We sat on top of a hill in Tuscany, with the view of vineyards sprawling over the horizon as the feeling of serenity washes over me. Tuscany is everything I hoped it would be. The smell of red wine filled my nostrils as we drove through the winding roads, passing determined cyclists and trees speckled with green olives. The tops of the hills were dotted with old Tuscan villas and the valleys provided shade as we venture through the Chianti region and into Panzano for lunch. I learned a few very important things on our Tuscan tour:
1. To my disappointment, eating an olive right off the branch does not taste good
2. The “Angry Butcher” has great taste in music
3. I will follow Renzo (owner of Renzo Marinai winery) to the ends of the earth
4. Mozart makes wine taste delicious
Our first stop was a little B&B/winery, surrounded by little yellow and purple flowers,bright red picnic benches and old VW cars. Samples of soft cheese, hard pecorino cheese, a smelly delicious one they called “Toad cheese” and a pungent blue cheese were waiting to be paired up with a wine. What I didn’t expect though, was the sweet and tart fig jam that took centre stage of my plate. I ate it with bread, pecorino cheese and finally, just a spoon! We swirled and sniffed wine, finding hints of lemon or dark cherry (or at least trying to!) in the deep chianti red wines. We sampled the grassy and earthy flavours of olive oil, coughing as it hit the back of our throats (apparently a sign of quality olive oil…who knew!). We were off to a good start.
We then headed to Panzano, a little village that smelled of cured meats and garlic. The cobblestone streets jostled us around as we drove through, searching for our next stop. Dario Cecchini, the “Angry Butcher” as some may refer to him, greeted us at his butcher shop and restaurant. His showmanship is something to remember and defined his passionate love and respect for meat. As we ate soppressata and prosciutto, slurped pappa al pomodoro and dipped warm bread into the fagioli all’olio (cannellini beans with olive oil), we noticed the music in the background and the familiar lyrics of AC/DC. We ate, rocked out to AC/DC and filled our bellies with more Chianti wine.
We ended at Renzo Marinai winery, where a shaggy dog, with red wine-stained hair on his underbelly, jumped with excitement at our arrival.
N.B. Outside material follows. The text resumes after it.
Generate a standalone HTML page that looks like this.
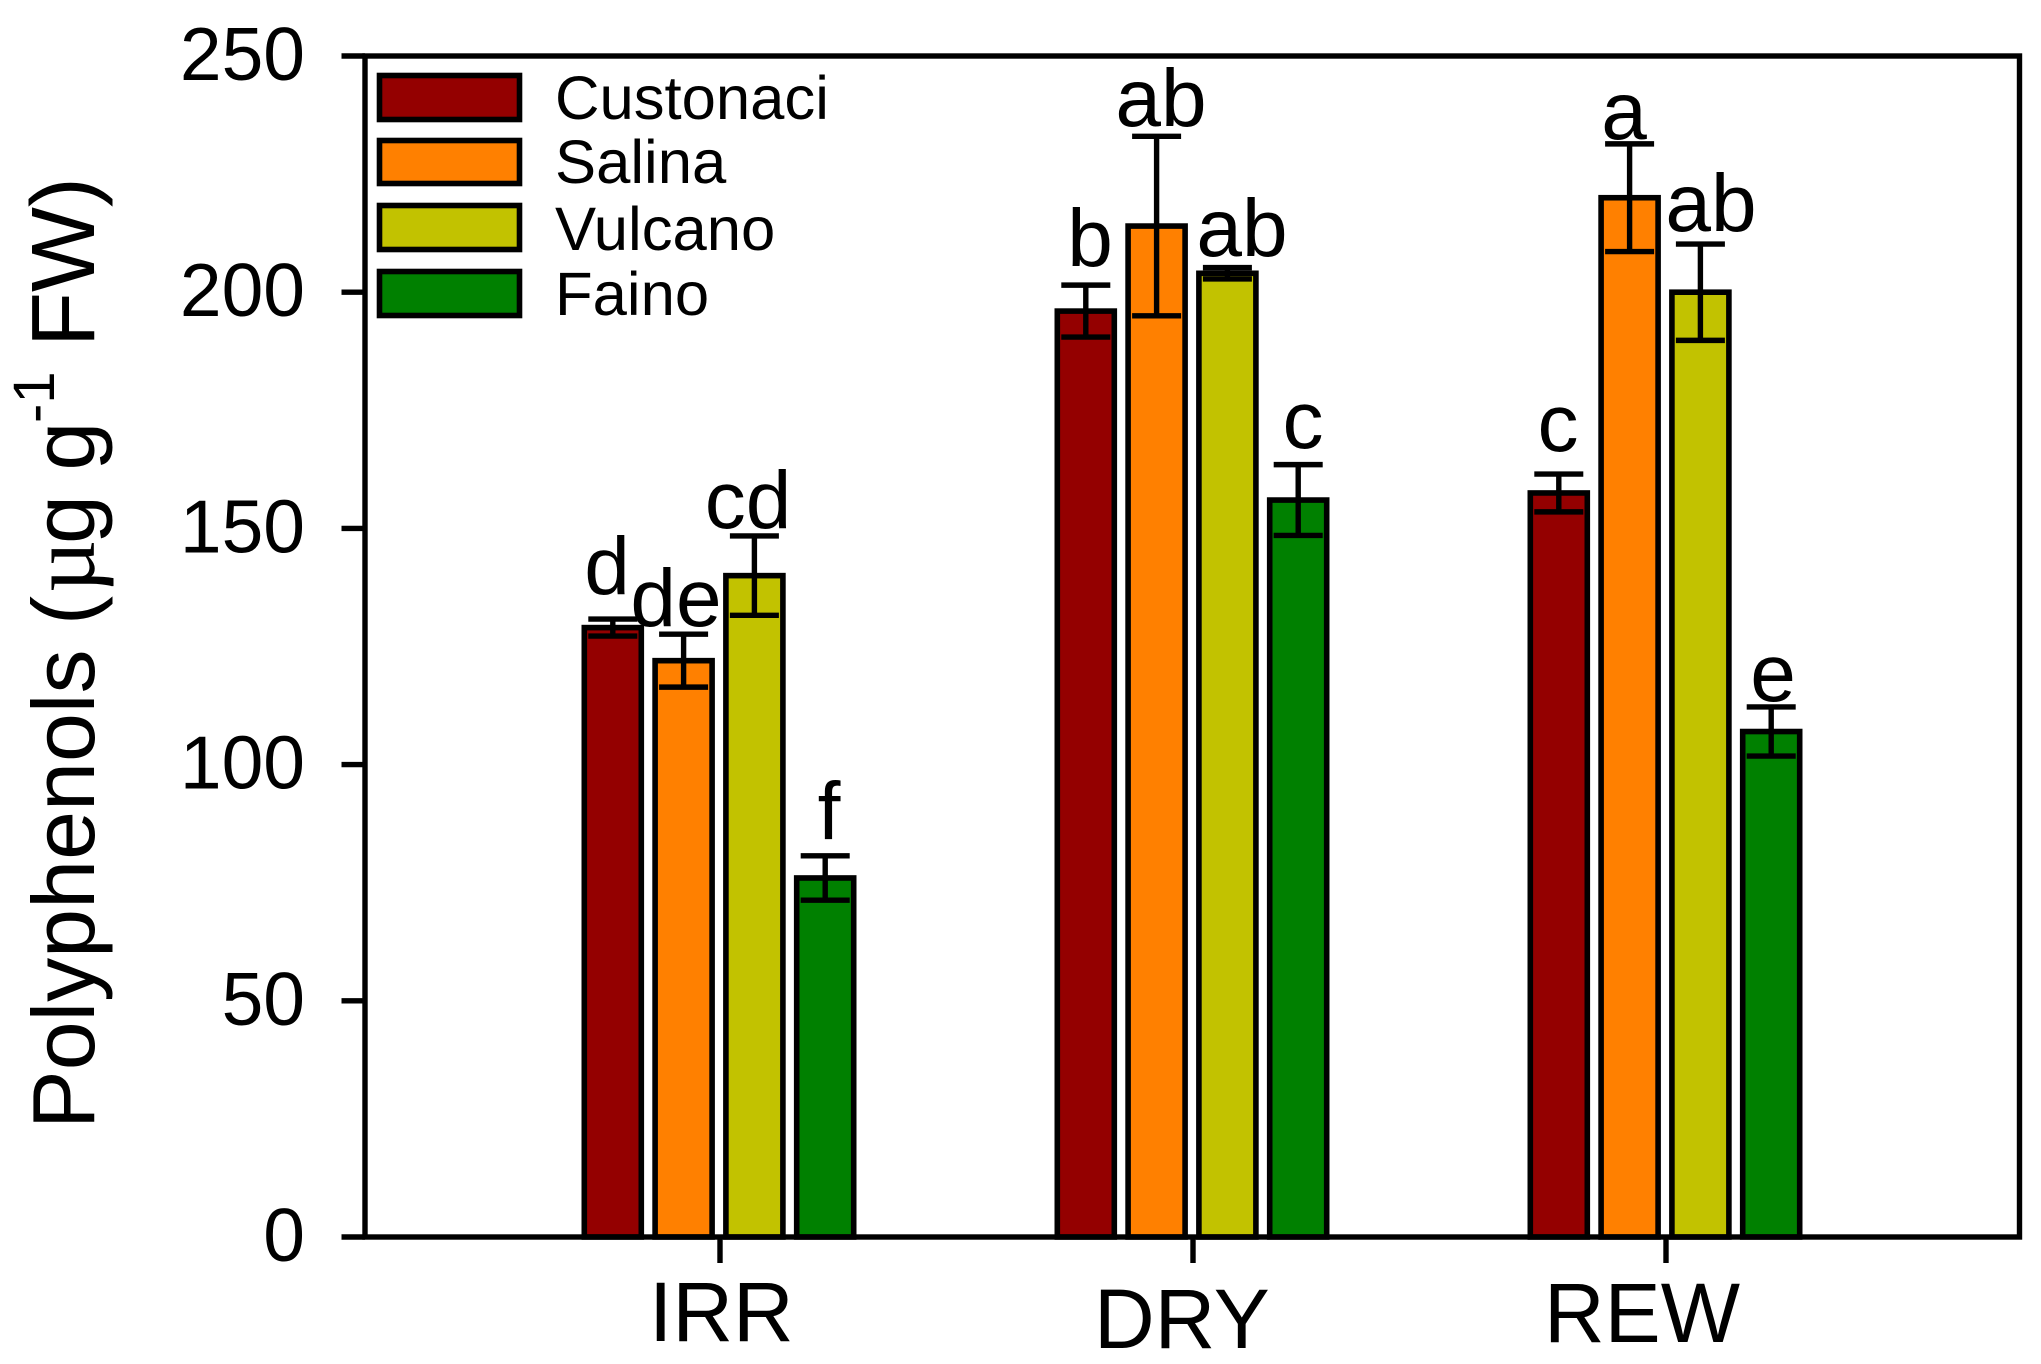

Renzo had a charming smile and an ensemble of chinos and slippers made him appear more charismatic and relaxed. I would follow him to the ends of the earth. His vineyard boasted of organic production, fruit and olive trees lined the winery and plucking a peach off the trees was not out of the question. As we entered the cellar, my chin dripping with peach juice, speakers playing Mozart were serenading the oak barrels. Renzo’s theory was that the slight vibrations produced by the music helped the wine to continually move through the barrels, enhancing the flavours and aromas. I don’t know if it was the Mozart, or my new found love of Renzo, but I couldn’t get enough of his wine.
I’m wishing that I could be back in Tuscany. I searched through my kitchen for some memory of delicious Tuscan food when I recognized the Italian writing sprawled over a jar sitting in the back of my fridge. It was the fig jam! As if it was meant to be, this jam deserved a simple but luxurious food to pair it with, and the prosciutto in my bottom fridge drawer and the ripe black figs on my kitchen counter would do just fine.
These crostini are a perfect appetizer for a classy dinner party – everyone will think it took ages to create this dish, but you and I will know the truth. Toast the crostini in the oven with olive oil then top with goat cheese, fruit preserves (I, of course, used the fig jam), prosciutto, figs, arugula and then drizzle a rich balsamic glaze over the plate. I admit that I debated on buying a balsamic glaze from my grocery store, but I had no idea how easy it was to simmer balsamic vinegar over the stove until it turned formed a syrup. The smell of balsamic vinegar simmering in your kitchen is indescribable; add vanilla extract or a dash of red wine while it’s simmering for an incredible aroma when people enter your kitchen. Those guests have no idea what they’re in for!
- 8-10 slices of crusty bread
- 2 tbsp olive oil
- 4 oz goat cheese
- 3 tbsp fig jam
- 1 cup balsamic vinegar
- 8-10 slices prosciutto
- 1 bunch arugula
- 2-3 figs, quartered
- Preheat the oven to 350F.
- Lay out the bread on a baking sheet and drizzle with olive oil.
- Bake until bread turns crispy. Remove from oven and let the crostini cool down.
- While the bread is cooling, heat the balsamic vinegar in a small sauce pan over medium high heat. Let is simmer until it turns into a syrup. Remove from heat and allow the glaze to cool.
- Crumble goat cheese onto the crostini then top with fig jam, prosciutto and a few pieces of arugula.
- Drizze the balsamic glaze on top of the arugula and then top with quartered figs.